• _SHORT TASK_: Set down, exactly as written, the lines from the top of the data to the line that holds "d3.scaleLinear().domain([0, 50]).range([plot.bottom, plot.top]);", and omit the pictures.

• _DATA LINES_:

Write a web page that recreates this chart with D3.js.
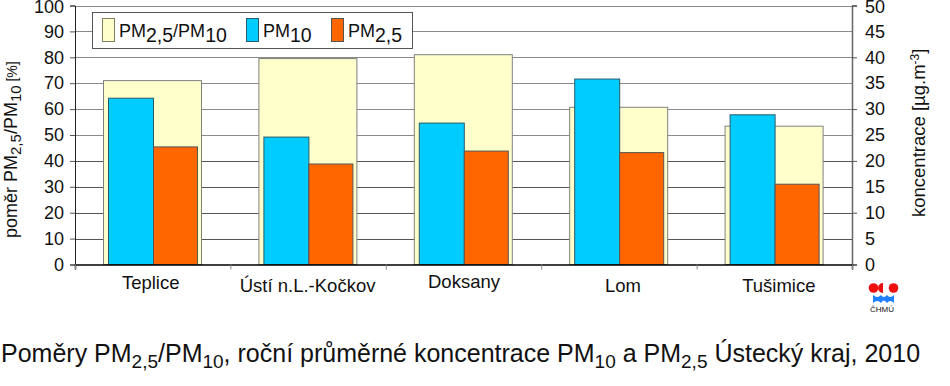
<!DOCTYPE html>
<html>
<head>
<meta charset="utf-8">
<script src="https://cdn.jsdelivr.net/npm/d3@7"></script>
<style>
body { margin: 0; background: #fff; }
svg { display: block; font-family: "Liberation Sans", Arial, sans-serif; fill: #111; }
</style>
</head>
<body>
<div id="chart"></div>
<script>
const stations = ["Teplice", "Ústí n.L.-Kočkov", "Doksany", "Lom", "Tušimice"];
const ratio = [71, 79.5, 81, 60.7, 53.4];
const pm10 = [32.1, 24.6, 27.3, 35.8, 28.9];
const pm25 = [22.7, 19.4, 21.9, 21.6, 15.5];
const leftTicks = d3.range(0, 101, 10);
const rightTicks = d3.range(0, 51, 5);

const width = 950, height = 386;
const plot = { left: 75, right: 852, top: 5.5, bottom: 264.5 };

const svg = d3.select("#chart").append("svg")
    .attr("width", width)
    .attr("height", height);

const x = d3.scaleBand().domain(stations).range([plot.left, plot.right]);
const edges = d3.scaleLinear().domain([0, stations.length]).range([plot.left, plot.right]);
const yLeft = d3.scaleLinear().domain([0, 100]).range([plot.bottom, plot.top]);
const yRight = d3.scaleLinear().domain([0, 50]).range([plot.bottom, plot.top]);

// text with sub/superscripts: parts are [text, dy, size]
function rich(sel, parts, size) {
    let shift = 0;
    parts.forEach(p => {
        const dy = p[1] || 0;
        sel.append("tspan")
            .attr("dy", dy - shift)
            .attr("font-size", p[2] || size)
            .text(p[0]);
        shift = dy;
    });
}

// grid
svg.append("g").selectAll("line")
    .data(leftTicks.filter(d => d > 0))
    .enter().append("line")
    .attr("x1", plot.left).attr("x2", plot.right)
    .attr("y1", d => Math.round(yLeft(d)) + 0.5)
    .attr("y2", d => Math.round(yLeft(d)) + 0.5)
    .attr("stroke", d => d >= 50 ? "#8a8a8a" : "#555")
    .attr("stroke-width", 1);

// ratio bars, behind everything
svg.append("g").selectAll("rect")
    .data(stations)
    .enter().append("rect")
    .attr("x", d => x(d) + 28.5)
    .attr("width", 98)
    .attr("y", (d, i) => yLeft(ratio[i]))
    .attr("height", (d, i) => plot.bottom - yLeft(ratio[i]))
    .attr("fill", "#ffffcc")
    .attr("stroke", "#808080");

svg.append("g").selectAll("rect")
    .data(stations)
    .enter().append("rect")
    .attr("x", d => x(d) + 33.5)
    .attr("width", 45)
    .attr("y", (d, i) => yRight(pm10[i]))
    .attr("height", (d, i) => plot.bottom - yRight(pm10[i]))
    .attr("fill", "#00ccff")
    .attr("stroke", "#2a5a6a");

svg.append("g").selectAll("rect")
    .data(stations)
    .enter().append("rect")
    .attr("x", d => x(d) + 78.5)
    .attr("width", 44)
    .attr("y", (d, i) => yRight(pm25[i]))
    .attr("height", (d, i) => plot.bottom - yRight(pm25[i]))
    .attr("fill", "#ff6600")
    .attr("stroke", "#555");

// axes
const axisLeft = svg.append("g")
    .attr("transform", `translate(${plot.left},0)`)
    .call(d3.axisLeft(yLeft).tickValues(leftTicks).tickSize(5).tickPadding(6));
const axisRight = svg.append("g")
    .attr("transform", `translate(${plot.right},0)`)
    .call(d3.axisRight(yRight).tickValues(rightTicks).tickSize(5).tickPadding(8));
axisRight.selectAll(".tick line").attr("stroke-opacity", d => d % 10 === 0 ? 1 : 0);
const axisBottom = svg.append("g")
    .attr("transform", `translate(0,${plot.bottom})`)
    .call(d3.axisBottom(edges).tickValues(d3.range(0, 6)).tickSize(5).tickFormat(""));

axisLeft.selectAll(".domain").attr("stroke", "#222");
axisRight.selectAll(".domain").attr("stroke", "#666").attr("stroke-width", 1.5);
axisRight.selectAll(".tick line").attr("stroke", "#555");
axisLeft.selectAll(".tick line").attr("stroke", "#555");
axisBottom.selectAll(".tick line").attr("stroke", "#888");
axisBottom.selectAll(".domain").attr("stroke", "#000").attr("stroke-width", 1.5);
svg.selectAll(".tick text")
    .attr("font-family", "Liberation Sans")
    .attr("font-size", 18)
    .attr("fill", "#111");
// top labels sit against the page edge
axisLeft.selectAll(".tick text").filter(d => d === 100).attr("y", 1.5);
axisRight.selectAll(".tick text").filter(d => d === 50).attr("y", 1.5);

// category labels are not evenly placed in the original
const labelDrop = [0, 3, -1, 3, 3];
const labelShift = [-1.5, 0, 1, 4.5, 5];
svg.append("g").selectAll("text")
    .data(stations)
    .enter().append("text")
    .attr("x", (d, i) => x(d) + x.bandwidth() / 2 - 0.5 + labelShift[i])
    .attr("y", (d, i) => 289 + labelDrop[i])
    .attr("text-anchor", "middle")
    .attr("font-size", 18.5)
    .text(d => d);

// axis titles
rich(svg.append("text").attr("transform", "translate(16.5,238) rotate(-90)"),
    [["poměr PM"], ["2,5", 4, 15], ["/PM"], ["10", 4, 15], [" [%]", 0, 14]], 18);
rich(svg.append("text").attr("transform", "translate(925,217) rotate(-90)"),
    [["koncentrace [µg.m"], ["-3", -6, 12], ["]"]], 18.5);

// legend
const legend = svg.append("g");
legend.append("rect")
    .attr("x", 92.5).attr("y", 12.5).attr("width", 320).attr("height", 36)
    .attr("fill", "#fff").attr("stroke", "#555");
const legendItems = [
    { x: 102.5, fill: "#ffffcc", stroke: "#808060", parts: [["PM"], ["2,5", 5, 19.5], ["/PM"], ["10", 5, 19.5]], tx: 119 },
    { x: 246.5, fill: "#00ccff", stroke: "#2a5a6a", parts: [["PM"], ["10", 5, 19.5]], tx: 263 },
    { x: 331.5, fill: "#ff6600", stroke: "#555", parts: [["PM"], ["2,5", 5, 19.5]], tx: 348 }
];
legendItems.forEach(d => {
    legend.append("rect")
        .attr("x", d.x).attr("y", 18.5).attr("width", 12).attr("height", 23)
        .attr("fill", d.fill).attr("stroke", d.stroke);
    rich(legend.append("text").attr("x", d.tx).attr("y", 37), d.parts, 18);
});

// title
rich(svg.append("text").attr("x", 1).attr("y", 362),
    [["Poměry PM"], ["2,5", 6, 19], ["/PM"], ["10", 6, 19],
     [", roční průměrné koncentrace PM"], ["10", 6, 19], [" a PM"], ["2,5", 6, 19],
     [" Ústecký kraj, 2010"]], 25);

// ČHMÚ logo
const logo = svg.append("g").attr("transform", "translate(882,288)");
logo.append("circle").attr("cx", -8.5).attr("cy", 0).attr("r", 4.8).attr("fill", "#f01010");
logo.append("path").attr("d", "M1,-5 A5,5 0 0 0 1,5 Z").attr("fill", "#f01010");
logo.append("circle").attr("cx", 11.5).attr("cy", 0).attr("r", 4.8).attr("fill", "#f01010");
logo.append("path")
    .attr("d", "M-9,7 Q-4.5,11 -1,7 Q1.5,11 5,7 Q8,11 12,7 L12,15 Q8,11 5,15 Q1.5,10 -1,15 Q-4.5,11 -9,15 Z")
    .attr("fill", "#1e7fff");
logo.append("text").attr("x", 0).attr("y", 24).attr("text-anchor", "middle").attr("font-size", 8).text("ČHMÚ");
</script>
</body>
</html>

• _EXPECTED ANSWER_:
Write a web page that recreates this chart with D3.js.
<!DOCTYPE html>
<html>
<head>
<meta charset="utf-8">
<script src="https://cdn.jsdelivr.net/npm/d3@7"></script>
<style>
body { margin: 0; background: #fff; }
svg { display: block; font-family: "Liberation Sans", Arial, sans-serif; fill: #111; }
</style>
</head>
<body>
<div id="chart"></div>
<script>
const stations = ["Teplice", "Ústí n.L.-Kočkov", "Doksany", "Lom", "Tušimice"];
const ratio = [71, 79.5, 81, 60.7, 53.4];
const pm10 = [32.1, 24.6, 27.3, 35.8, 28.9];
const pm25 = [22.7, 19.4, 21.9, 21.6, 15.5];
const leftTicks = d3.range(0, 101, 10);
const rightTicks = d3.range(0, 51, 5);

const width = 950, height = 386;
const plot = { left: 75, right: 852, top: 5.5, bottom: 264.5 };

const svg = d3.select("#chart").append("svg")
    .attr("width", width)
    .attr("height", height);

const x = d3.scaleBand().domain(stations).range([plot.left, plot.right]);
const edges = d3.scaleLinear().domain([0, stations.length]).range([plot.left, plot.right]);
const yLeft = d3.scaleLinear().domain([0, 100]).range([plot.bottom, plot.top]);
const yRight = d3.scaleLinear().domain([0, 50]).range([plot.bottom, plot.top]);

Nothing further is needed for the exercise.